E:1419,29: Non-iterable value order.authorizations is used in an iterating context (not-an-iterable)

caused by this dict comprehension:

authorizations = dict(
        [authorization.body.identifier.value, authorization]
        for authorization in order.authorizations
    )

This is Python 2 specific, using pylint with Python 3 has its own set of warnings (but not errors):

simp_le.py:161:0: R0205: Class 'ComparablePKey' inherits from object, can be safely removed from bases in python3 (useless-object-inheritance)
simp_le.py:275:0: R0205: Class 'IOPlugin' inherits from object, can be safely removed from bases in python3 (useless-object-inheritance)
simp_le.py:310:0: W0613: Unused argument 'dummy_kwargs' (unused-argument)
simp_le.py:689:4: R0205: Class 'AssertRaisesContext' inherits from object, can be safely removed from bases in python3 (useless-object-inheritance)
simp_le.py:751:0: R0205: Class 'PluginIOTestMixin' inherits from object, can be safely removed from bases in python3 (useless-object-inheritance)
simp_le.py:1220:20: R1718: Consider using a set comprehension (consider-using-set-comprehension)
simp_le.py:1501:4: R1705: Unnecessary "elif" after "return" (no-else-return)

Given that Python 2 will be EOL'd in six months, should we target linting with Python 3 instead ?

buchdag commented 5 years ago

I've been rebasing this PR and making it Python 3 only on another branch, tests are passing ok : https://travis-ci.org/buchdag/simp_le/builds/547327956

BTW Python 3.4 was EOL'd a few months ago.

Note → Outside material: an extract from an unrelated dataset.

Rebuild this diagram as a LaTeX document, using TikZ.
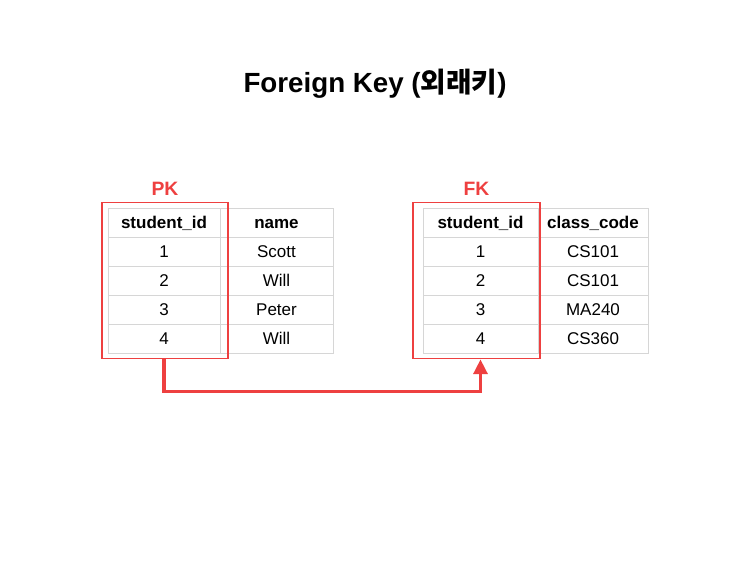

zenhack commented 5 years ago

I'm fine with dropping python 2 support (and 3.4). Make sure to update the classifiers in setup.py

buchdag commented 5 years ago

Ok two last question and I think I'll have everything covered:

zenhack commented 5 years ago

Let's go with account_reg.

Do the rebase first I guess.

buchdag commented 5 years ago

Okay, PR rebased, tests are passing, doc updated, it should be down to that last change request.

zenhack commented 5 years ago

I guess I don't feel that strongly. Merging. I'll dogfood it later this week and then tag a release.